CEVİZLERİ HAZIRLAMAK GEREK

22/09/2017 Cuma, Tire

Hava birden serinledi. Tipik bir sonbahar günü. Kendimi bildim bileli hayalini kurduğum bir yaşam. Rutin işlerimi yapıyorum sabahleyin, benim için erken sayılabilecek bir saatte. Önce kara kızların yiyeceklerini götürüyorum kümese. Bazıları ceviz ağacının dalları üzerinden kümesin dışına çıkmış. Dışarıdakiler elimde kovayı görünce peşime takılıyor. Hepsi beni bekliyor çığlık çığlığa. Bu bağırışları açlıktan mı sevinçten mi anlamak imkansız. Fifi bana eşlik ederken sırasının gelmesini bekliyor. Venüs kulübesinin yanında uzanmış yatıyor. Biraz yem atıyorum tavuklara güzel yumurtlasınlar diye. Sesleri kesiliyor. Suları bitmiş, dönüp su getiriyorum. Suyun başına üşüşüyorlar. Venüs ve Fifi'nin mamalarını verip sularını tazeliyorum.

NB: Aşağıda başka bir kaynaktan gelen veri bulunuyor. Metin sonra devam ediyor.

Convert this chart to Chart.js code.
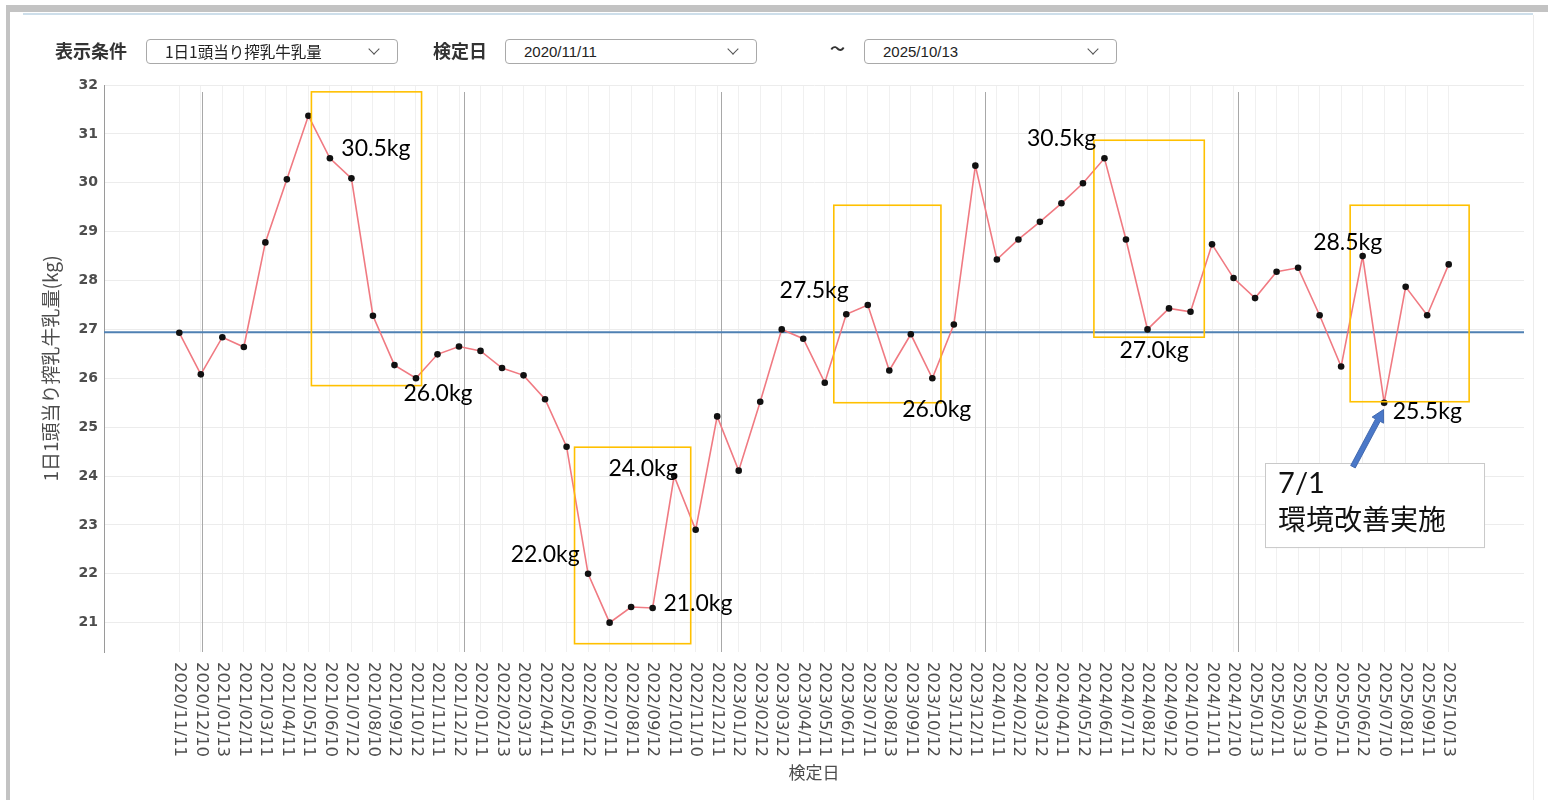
<!DOCTYPE html>
<html lang="ja">
<head>
<meta charset="utf-8">
<title>1日1頭当り搾乳牛乳量</title>
<script src="https://cdn.jsdelivr.net/npm/chart.js@4.4.1/dist/chart.umd.min.js"></script>
<style>
  html, body { margin: 0; padding: 0; background: #fff; }
  body { position: relative; width: 1548px; height: 800px; overflow: hidden; font-family: "Noto Sans CJK JP", sans-serif; }
  .frame-top { position: absolute; left: 6px; top: 5px; right: 0; height: 7px; background: #c3c3c3; }
  .frame-left { position: absolute; left: 6px; top: 5px; bottom: 0; width: 4px; background: #c3c3c3; }
  .rule-blue { position: absolute; left: 23px; top: 13px; width: 1510px; height: 2px; background: #cddeea; }
  .rule-right { position: absolute; left: 1533px; top: 15px; bottom: 0; width: 1px; background: #ececec; }
  #chart { position: absolute; left: 0; top: 0; }
  .lbl { position: absolute; top: 37px; line-height: 26px; font-size: 18px; font-weight: bold; color: #333; z-index: 2; }
  .sel { position: absolute; top: 39px; height: 23px; border: 1px solid #a9a9a9; border-radius: 4px; background: #fff;
         line-height: 23px; color: #222; z-index: 2; box-sizing: content-box; }
  .sel .txt { position: absolute; left: 18px; top: 0; }
  .sel.cond .txt { font-size: 15.5px; }
  .sel.date .txt { font-family: "Liberation Sans", Arial, sans-serif; font-size: 15px; }
  .sel .chev { position: absolute; right: 19px; top: 5px; width: 7px; height: 7px;
               border-right: 1.5px solid #555; border-bottom: 1.5px solid #555; transform: rotate(45deg); }
  .tilde { position: absolute; left: 830px; top: 37px; font-size: 15px; font-weight: bold; color: #333; z-index: 2; }
</style>
</head>
<body>
<div class="frame-top"></div>
<div class="frame-left"></div>
<div class="rule-blue"></div>
<div class="rule-right"></div>

<div class="lbl" style="left:55px">表示条件</div>
<div class="sel cond" style="left:146px; width:250px"><span class="txt">1日1頭当り搾乳牛乳量</span><span class="chev"></span></div>
<div class="lbl" style="left:433px">検定日</div>
<div class="sel date" style="left:505px; width:250px"><span class="txt">2020/11/11</span><span class="chev"></span></div>
<div class="tilde">～</div>
<div class="sel date" style="left:864px; width:251px"><span class="txt">2025/10/13</span><span class="chev"></span></div>

<canvas id="chart" width="1548" height="800"></canvas>

<script>
// 検定日
const dates = [
  "2020/11/11", "2020/12/10",
  "2021/01/13", "2021/02/11", "2021/03/11", "2021/04/11", "2021/05/11", "2021/06/10",
  "2021/07/12", "2021/08/10", "2021/09/12", "2021/10/12", "2021/11/11", "2021/12/12",
  "2022/01/11", "2022/02/13", "2022/03/13", "2022/04/11", "2022/05/11", "2022/06/12",
  "2022/07/11", "2022/08/11", "2022/09/12", "2022/10/11", "2022/11/10", "2022/12/11",
  "2023/01/12", "2023/02/12", "2023/03/12", "2023/04/11", "2023/05/11", "2023/06/11",
  "2023/07/11", "2023/08/13", "2023/09/11", "2023/10/12", "2023/11/12", "2023/12/11",
  "2024/01/11", "2024/02/12", "2024/03/12", "2024/04/11", "2024/05/12", "2024/06/11",
  "2024/07/11", "2024/08/12", "2024/09/12", "2024/10/10", "2024/11/11", "2024/12/10",
  "2025/01/13", "2025/02/11", "2025/03/13", "2025/04/10", "2025/05/11", "2025/06/12",
  "2025/07/10", "2025/08/11", "2025/09/11", "2025/10/13"
];

// 1日1頭当り搾乳牛乳量 (kg)
const milk = [
  26.93, 26.08,
  26.84, 26.64, 28.78, 30.07, 31.37, 30.5,
  30.09, 27.28, 26.27, 26.0, 26.49, 26.65,
  26.56, 26.21, 26.06, 25.57, 24.60, 22.0,
  21.0, 21.32, 21.30, 24.0, 22.90, 25.22,
  24.11, 25.52, 27.0, 26.81, 25.91, 27.31,
  27.5, 26.16, 26.90, 26.0, 27.10, 30.35,
  28.43, 28.84, 29.20, 29.58, 29.99, 30.5,
  28.84, 27.0, 27.43, 27.36, 28.74, 28.05,
  27.64, 28.18, 28.26, 27.29, 26.24, 28.5,
  25.5, 27.87, 27.29, 28.33
];

const yTicks = [21, 22, 23, 24, 25, 26, 27, 28, 29, 30, 31, 32];

// 年の区切り線 (検定日インデックス上の位置)
const yearMarks = [1.07, 13.21, 25.16, 37.44, 49.21];

// 黄色の囲み: 検定日インデックスの範囲と kg の範囲
const boxFrom = [6.14, 18.37, 30.42, 42.51, 54.42];
const boxTo = [11.26, 23.77, 35.40, 47.64, 59.95];
const boxHigh = [31.86, 24.59, 29.54, 30.87, 29.54];
const boxLow = [25.85, 20.57, 25.50, 26.84, 25.52];

// 値ラベルを付ける検定日と、ラベルの置き場所
const notePoint = [7, 11, 19, 20, 23, 32, 35, 43, 45, 55, 56];
const noteX = [7.53, 10.42, 15.40, 22.50, 19.95, 27.90, 33.60, 39.40, 43.70, 52.70, 56.40];
const noteY = [30.69, 25.69, 22.39, 21.39, 24.15, 27.80, 25.36, 30.91, 26.57, 28.78, 25.31];

// 吹き出し「7/1 環境改善実施」
const memoLines = ["7/1", "環境改善実施"];
const memoBox = { x0: 50.47, x1: 60.65, yTop: 24.27, yBottom: 22.55 };
const memoText = { x: 51.07, y: [23.84, 23.12] };
const memoArrow = { from: [54.55, 24.19], to: [55.97, 25.36] };

const average = milk.reduce((a, b) => a + b, 0) / milk.length;
const xMin = -3.5;
const xMax = dates.length - 1 + 3.5;

const overlay = {
  id: 'overlay',
  beforeDatasetsDraw(chart) {
    const { ctx, chartArea, scales: { x } } = chart;
    ctx.save();
    ctx.strokeStyle = '#a8a8a8';
    ctx.lineWidth = 1;
    yearMarks.forEach(m => {
      const px = Math.round(x.getPixelForValue(m)) + 0.5;
      ctx.beginPath();
      ctx.moveTo(px, chartArea.top + 7);
      ctx.lineTo(px, chartArea.bottom);
      ctx.stroke();
    });
    ctx.restore();
  },
  afterDatasetsDraw(chart) {
    const { ctx, scales: { x, y } } = chart;
    ctx.save();

    // 囲み枠
    ctx.strokeStyle = '#ffc000';
    ctx.lineWidth = 1.6;
    boxFrom.forEach((b, i) => {
      const l = x.getPixelForValue(b), r = x.getPixelForValue(boxTo[i]);
      const t = y.getPixelForValue(boxHigh[i]), btm = y.getPixelForValue(boxLow[i]);
      ctx.strokeRect(l, t, r - l, btm - t);
    });

    // 値ラベル
    ctx.fillStyle = '#000';
    ctx.font = '23px Lato, "Noto Sans", sans-serif';
    ctx.textAlign = 'left';
    ctx.textBaseline = 'middle';
    notePoint.forEach((p, i) => {
      ctx.fillText(milk[p].toFixed(1) + 'kg', x.getPixelForValue(noteX[i]), y.getPixelForValue(noteY[i]));
    });

    // 吹き出し
    const bl = x.getPixelForValue(memoBox.x0), br = x.getPixelForValue(memoBox.x1);
    const bt = y.getPixelForValue(memoBox.yTop), bb = y.getPixelForValue(memoBox.yBottom);
    ctx.fillStyle = '#fff';
    ctx.fillRect(bl, bt, br - bl, bb - bt);
    ctx.strokeStyle = '#c9c9c9';
    ctx.lineWidth = 1;
    ctx.strokeRect(Math.round(bl) + 0.5, Math.round(bt) + 0.5, br - bl, bb - bt);
    ctx.fillStyle = '#111';
    ctx.font = '29px Lato, "Noto Sans CJK JP", sans-serif';
    ctx.fillText(memoLines[0], x.getPixelForValue(memoText.x), y.getPixelForValue(memoText.y[0]));
    ctx.font = '28px "Noto Sans CJK JP", sans-serif';
    ctx.fillText(memoLines[1], x.getPixelForValue(memoText.x), y.getPixelForValue(memoText.y[1]));

    // 矢印
    const x0 = x.getPixelForValue(memoArrow.from[0]), y0 = y.getPixelForValue(memoArrow.from[1]);
    const x1 = x.getPixelForValue(memoArrow.to[0]), y1 = y.getPixelForValue(memoArrow.to[1]);
    const ang = Math.atan2(y1 - y0, x1 - x0);
    const len = Math.hypot(x1 - x0, y1 - y0);
    ctx.translate(x0, y0);
    ctx.rotate(ang);
    const head = 12, half = 2.6, wing = 6.5;
    ctx.beginPath();
    ctx.moveTo(0, -half);
    ctx.lineTo(len - head, -half);
    ctx.lineTo(len - head, -wing);
    ctx.lineTo(len, 0);
    ctx.lineTo(len - head, wing);
    ctx.lineTo(len - head, half);
    ctx.lineTo(0, half);
    ctx.closePath();
    ctx.fillStyle = '#4a78c8';
    ctx.fill();
    ctx.strokeStyle = '#3a62a8';
    ctx.lineWidth = 0.8;
    ctx.stroke();
    ctx.restore();
  },
  afterDraw(chart) {
    const { ctx, chartArea, scales: { x } } = chart;
    ctx.save();
    // 縦書きの検定日ラベル (上から下へ読む)
    ctx.fillStyle = '#4d4d4d';
    ctx.font = '16.5px "DejaVu Sans", sans-serif';
    ctx.textAlign = 'left';
    ctx.textBaseline = 'middle';
    dates.forEach((d, i) => {
      ctx.save();
      ctx.translate(x.getPixelForValue(i), chartArea.bottom + 10);
      ctx.rotate(Math.PI / 2);
      ctx.fillText(d, 0, 0);
      ctx.restore();
    });
    ctx.font = '17px "Noto Sans CJK JP", sans-serif';
    ctx.textAlign = 'center';
    ctx.fillText('検定日', (chartArea.left + chartArea.right) / 2, 773);
    ctx.restore();
  }
};

new Chart(document.getElementById('chart'), {
  type: 'line',
  data: {
    datasets: [
      {
        label: '1日1頭当り搾乳牛乳量',
        data: milk.map((v, i) => ({ x: i, y: v })),
        borderColor: 'rgb(240, 122, 130)',
        borderWidth: 1.6,
        pointRadius: 3.3,
        pointBackgroundColor: '#111',
        pointBorderWidth: 0,
        tension: 0,
        order: 1
      },
      {
        label: '平均',
        data: [{ x: xMin, y: average }, { x: xMax, y: average }],
        borderColor: '#4f81b3',
        borderWidth: 2,
        pointRadius: 0,
        order: 2
      }
    ]
  },
  options: {
    responsive: false,
    animation: false,
    layout: { padding: { left: 0, top: 85, right: 24, bottom: 148 } },
    plugins: { legend: { display: false }, tooltip: { enabled: false } },
    scales: {
      x: {
        type: 'linear',
        min: xMin,
        max: xMax,
        afterBuildTicks: s => { s.ticks = dates.map((_, i) => ({ value: i })); },
        ticks: { display: false },
        grid: { color: '#f0f0f0', drawTicks: false },
        border: { display: false }
      },
      y: {
        min: 20.4,
        max: 32,
        afterBuildTicks: s => { s.ticks = yTicks.map(v => ({ value: v })); },
        afterFit: s => { s.width = 104; },
        ticks: { color: '#4d4d4d', padding: 6, font: { family: '"DejaVu Sans", sans-serif', size: 14, weight: 'bold' } },
        grid: { color: '#ececec', drawTicks: false },
        border: { color: '#9a9a9a', width: 1 },
        title: {
          display: true,
          text: '1日1頭当り搾乳牛乳量(kg)',
          color: '#4d4d4d',
          font: { family: '"Noto Sans CJK JP", sans-serif', size: 19 },
          padding: { top: 39, bottom: 0 }
        }
      }
    }
  },
  plugins: [overlay]
});
</script>
</body>
</html>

Rüzgar şiddetleniyor. Henüz yapraklarını dökmeyen ağaçlar esen rüzgarın sesine kulak verip dans ediyorlar. Yağmur yağacak gibi kaplıyor gökyüzünü bulutlar. Sonra birden güneş yüzünü gösterip ortalığı aydınlatıyor. Mutfak ekibinin yaptığı zerde çok hoşuma gidiyor. Tepsileri güneşe çıkarmam gerek biraz kıvamını bulsun diye. Ama ben bu şekliyle daha çok sevdim. Zaten güneş de yok doğru dürüst. Hava durumuna bakıyorum. Bir hafta daha yağış görünmüyor. Cevizler kurur o zamana kadar. Dün yağmurdan korkup üzerini örttüğüm cevizleri kuruması için tekrar seriyorum.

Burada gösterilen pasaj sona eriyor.